The new engine will be in tight supply, at least initially, and he says VW NZ is also being guided by current buying trends.
Premium doublecab auto utes already hold No.1 status among one-tonne format choices, so VW is immediately still well positioned to profit handsomely as the current Highline editions are the best-selling Amarok variants.
Thought that many Highlines are being bought primarily for recreation and weekend warrior pursuit is disputed, however.
“I don’t think it’s fair to say that. I don’t think they are bought for purely personal and recreational use. Yes, clearly we have a strong following from the private buyer, and maybe we’re a bit stronger there, but we also attract buyers in that corporate and Government space as well.”
Frear agrees there is potential that the dealers will have pre-sold many V6s even before the first arrives. He says local market reaction to the engine, which was only confirmed at the start of the week, has been very strong.

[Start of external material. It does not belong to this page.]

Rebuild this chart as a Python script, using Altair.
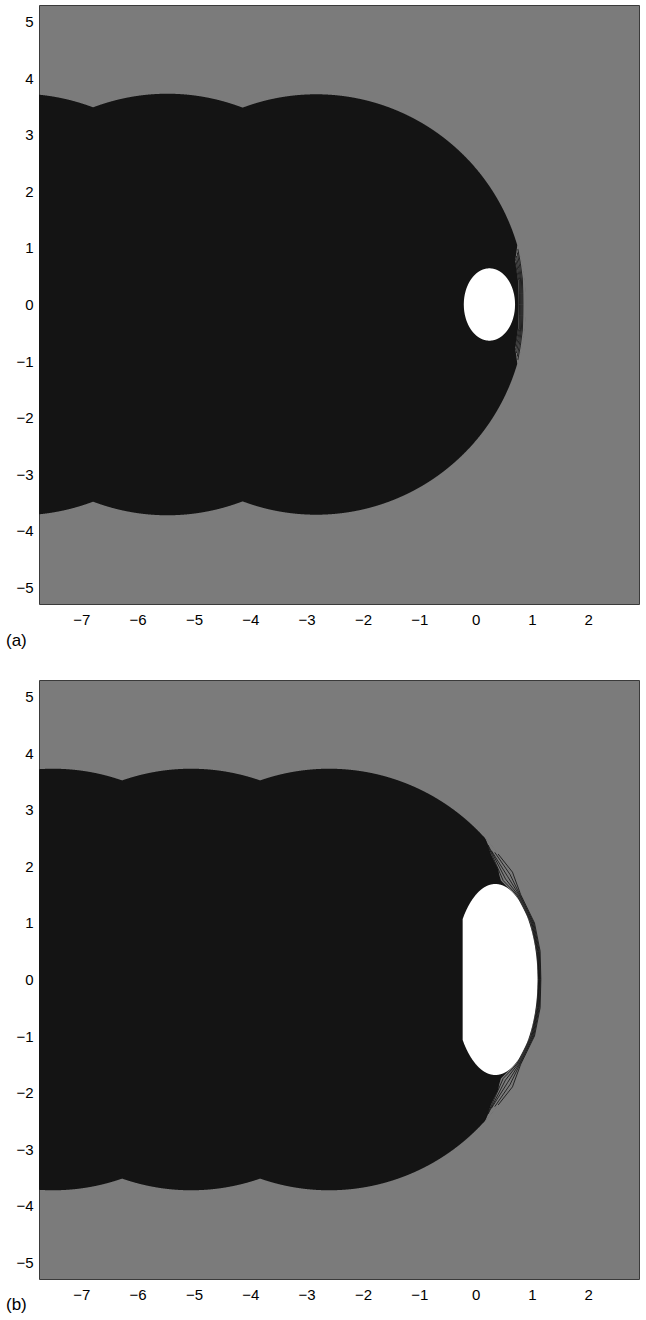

“I think we will begin pre-sales well in advance of the first vehicles landing and, given that supply will be tight at the time of launch and for the first few months after that, I would not be surprised if we had a very high percentage of pre-sales.”
Whatever the interest, existing Amarok customers – especially those of long standing association - will have priority for purchase.
“Those people who have stood by us over the past five or six years will have preference first and foremost, regardless of whether they are keen on getting a V6 or one of the other new models.”
Despite the addition of a new engine, VW NZ plans to maintain the same count of Amarok variants it has at present.
“Broadly speaking we have the same number of variants, it’s just the make-up of those that will be a bit different.”